I am not a dressage person, so I will not critique. Not my style, and know nothing of Andalusians, other than they are pretty. ;-)


----------



## churumbeque (Dec 20, 2009)

Andalusian mare for sale - Dominica - YouTube


----------



## equiniphile (Aug 16, 2009)




----------



## franknbeans (Jun 7, 2007)

THanks-I guess I could have done that too-sorry....duh.


----------



## CarmenL (Apr 20, 2012)

Well, I've bred a few half bred andalusians and I just love the breed. Their temperament is to die for. I handled my three year old colt a while back and was a bit nervous about him as he is quite a big boy (I'm 5'1"), but he was so quiet and gentle. I gave my daughter the first one I bred and she is just starting to jump him.
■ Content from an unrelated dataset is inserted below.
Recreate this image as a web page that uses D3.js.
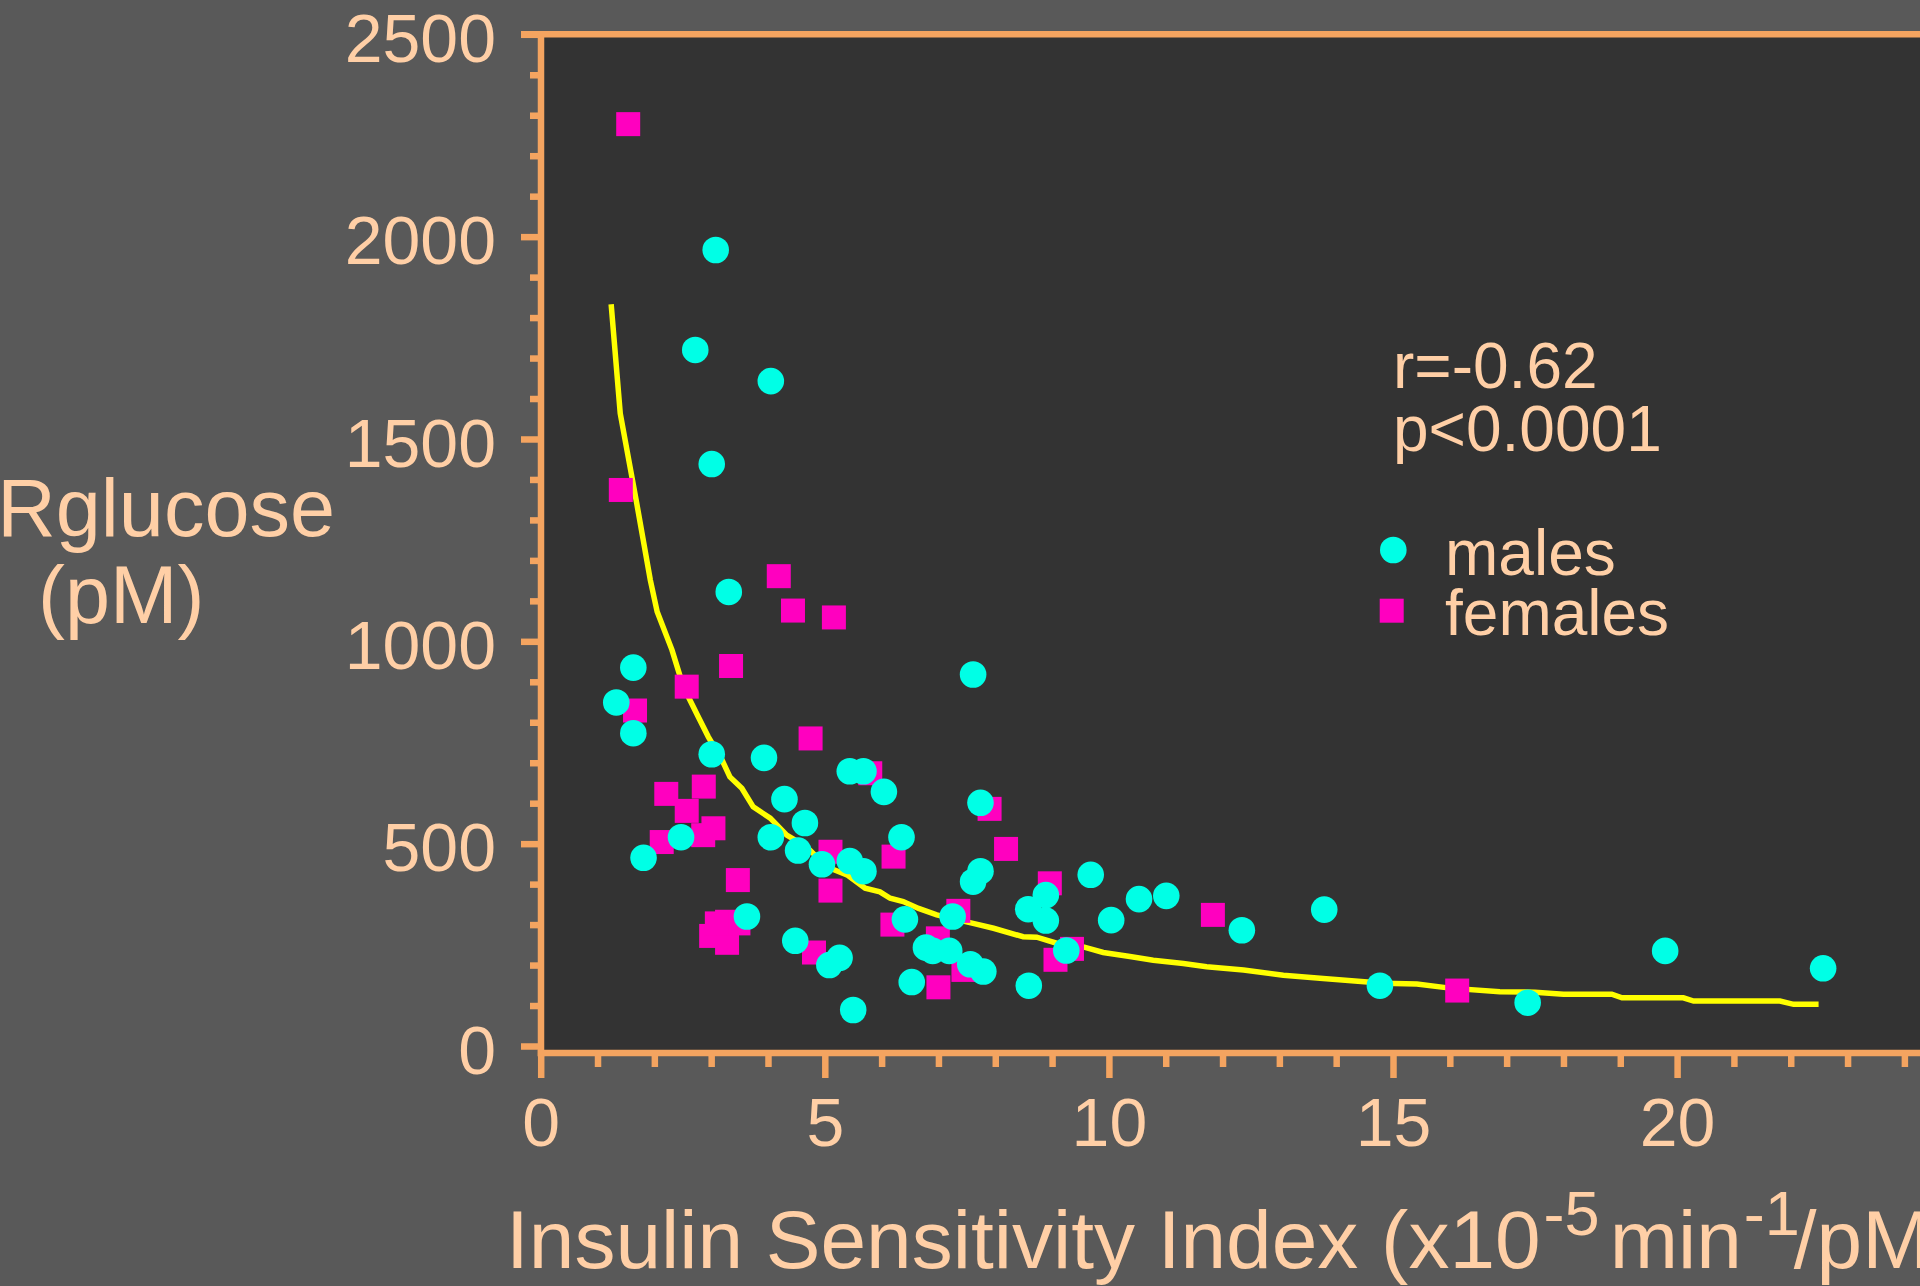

He is beautifully mannered and soft and his natural dressage moves are amazing. She showed him for his first outing a while back and he remained calm and sensible while other horses around him bucked. 

I have a five month old filly by an Andalusian out of an Arab mare. I will keep this one for myself as she is going to be my size. 

I highly recommend this breed. They are, in my experience quiet and sensible and love being with people.


----------



## Rascaholic (Oct 4, 2010)

For that price, try her. If she doesn't work out she'd make an awesome trail horse. Her breed, her color, and her height make her a gem around here. Her resale value, with training, would far outweigh her purchase price.


----------



## Tryst (Feb 8, 2012)

BTW she is a grey and will not stay buckskin. In my area you can not touch a purebred Andy for less than $5k so I would think she is worth a lok, though I have no idea how they are as reiners.


----------



## Chiilaa (Aug 12, 2010)

I don't think she was even buckskin to begin with. The colour just seems wrong to me. I would say she is a chestnut or bay going grey, and looks similar to a buckskin at this point in the process. However, it's really a moot point - she will be white by the time she is 10 or 12 I would guess.


----------



## Regula (Jan 23, 2012)

I agree with the others. She looks cute, moves nice, and 2500 for a purebred andalusian seems almost too good. So I'd (vet) check her thoroughly. Andalusians are a fashion breed right now, so there are many mediocre bred ones out there at the moment.
I know nothing about reining, but my little dressage heart says let her go dressage and get a good qh for reining .
Temperament wise andalusians can go either way. Most of the ones I know are level headed, but sensitive, so they will take offense if the rider doesn't know what he/she is doing. I love that, but i know a few qh people who don't.
_Posted via Mobile Device_


----------



## teamfire (May 27, 2011)

Phew, for 2500, she's pretty dang decent. In fact, a little too good... (I got my half andie for 8k, and this girl is PRE plus is decently built) so as mentioned, do a thorough pre-purchase exam and get all the facts about her temperament. Some PRE lines are pretty hot.


----------



## gypsyvanner (Apr 23, 2012)

dont worry , im bringing a vet with .
_Posted via Mobile Device_


----------



## Rascaholic (Oct 4, 2010)

If you are planning on breeding her at some point, better get her girly parts checked also. The closest thing of her breeding that I found was a barren mare aged 17 for 11k. She really is nicely built. If she isn't a total mental wreck she'd be worth investing in IMHO 

If she were close, and it wouldn't drain the vet fund, she'd be sharing a pasture with Rascal LOL


----------



## franknbeans (Jun 7, 2007)

Somehow I missed the reining part of your post......If you want to be at all competitive , NO.


----------



## gypsyvanner (Apr 23, 2012)

yeah , I decided at just yuse her as trail horse .
_Posted via Mobile Device_


----------